When Barclay Perkins tried to evict my great grandad

great grandad as a teenager
My great grandad aged 18

One of the oddest, most wonderful moments researching 20th Century Pub was stumbling across my own great grandfather in the archives.

I was reading through volume after volume of minutes from the London brewery Barclay Perkins, tracing the story of their relationship with the Trust House movement and the development of their enormous improved pubs such as the Fellowship Inn, Bellingham.

Then, suddenly, there was a reference to an off licence round the corner from where I grew up, and a few lines down, the name of my great grandfather.

I don’t know all that much about him although I have photos and the odd document. I know he served in World War I which seems to have screwed him up somehow and during the 1920s he ran a grocer’s shop and off-licence in Walthamstow, which eventually ended badly.

From the minutes, I learned that Barclay Perkins owned the freehold on the shop and leased it to him on a short-term basis, with the lease expiring in 1930. In 1925, Barclays were approached by a wine merchant’s, Yardley’s London & Provincial Stores Ltd, who would pay more rent, and a lease premium to boot. They were also keen to do some bottling for the brewery, as they already did for Watney, although the board were less interested in this as Barclay Perkins did their own London bottling.

There’s an interesting insight into how these things worked: my great grandad bought beer from the brewery and also paid a royalty of 2d per dozen bottles of non-company beer sold. They were rather sniffy about his business generally; “…[Company] purchases were small and the royalty only amounted to some £12 per annum”. Also, the implication in the minutes is that Barclay Perkins would probably find another site and trade the licence.

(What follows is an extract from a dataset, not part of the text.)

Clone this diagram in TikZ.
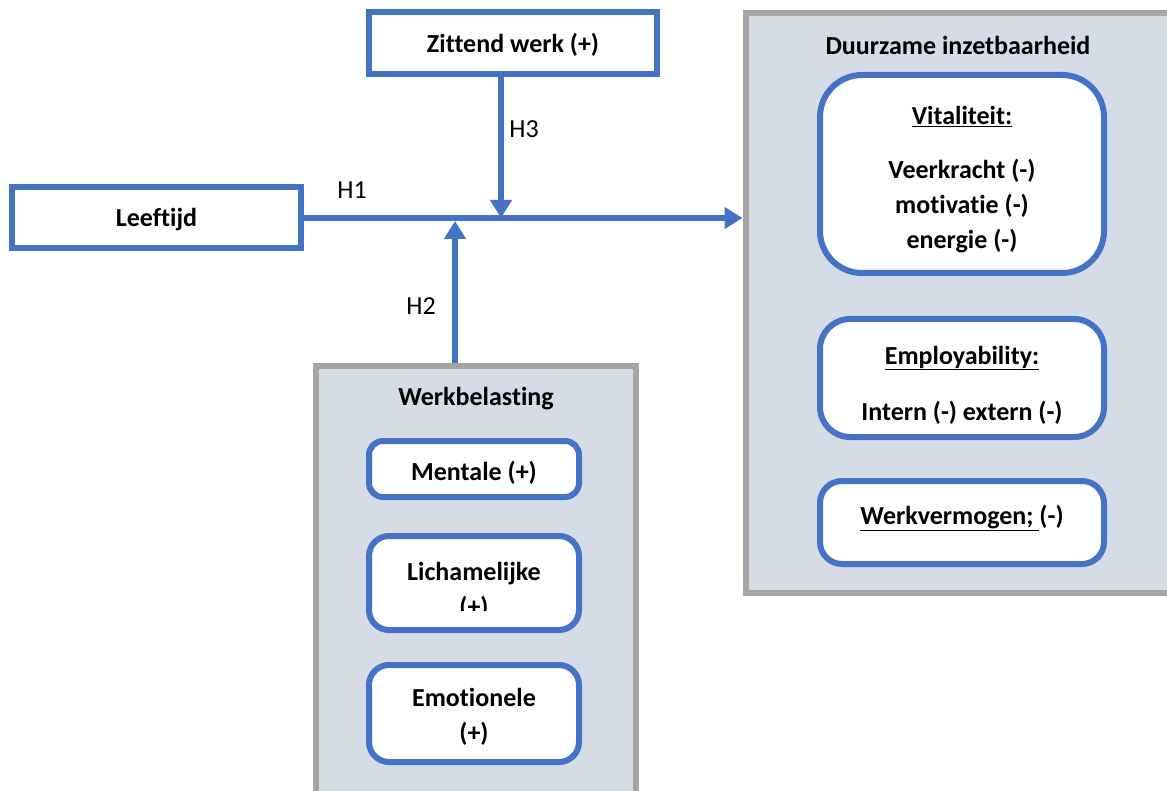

Someone was dispatched to “inspect the neighbourhood” and report back. The following minutes record that the intrepid company rep had found out that the local magistrates would only issue a new licence if two were given up. In the meeting after that, the decision to grant Yardley’s a 21 year licence was deferred. It then goes quiet for a few months, and then the Board are asked whether they would consider it again – and then that’s it.

My great grandad continued to run the shop after 1930, so I guess the Yardley’s deal fell through and Barclay Perkins had to put up with his disappointing trade for a while longer.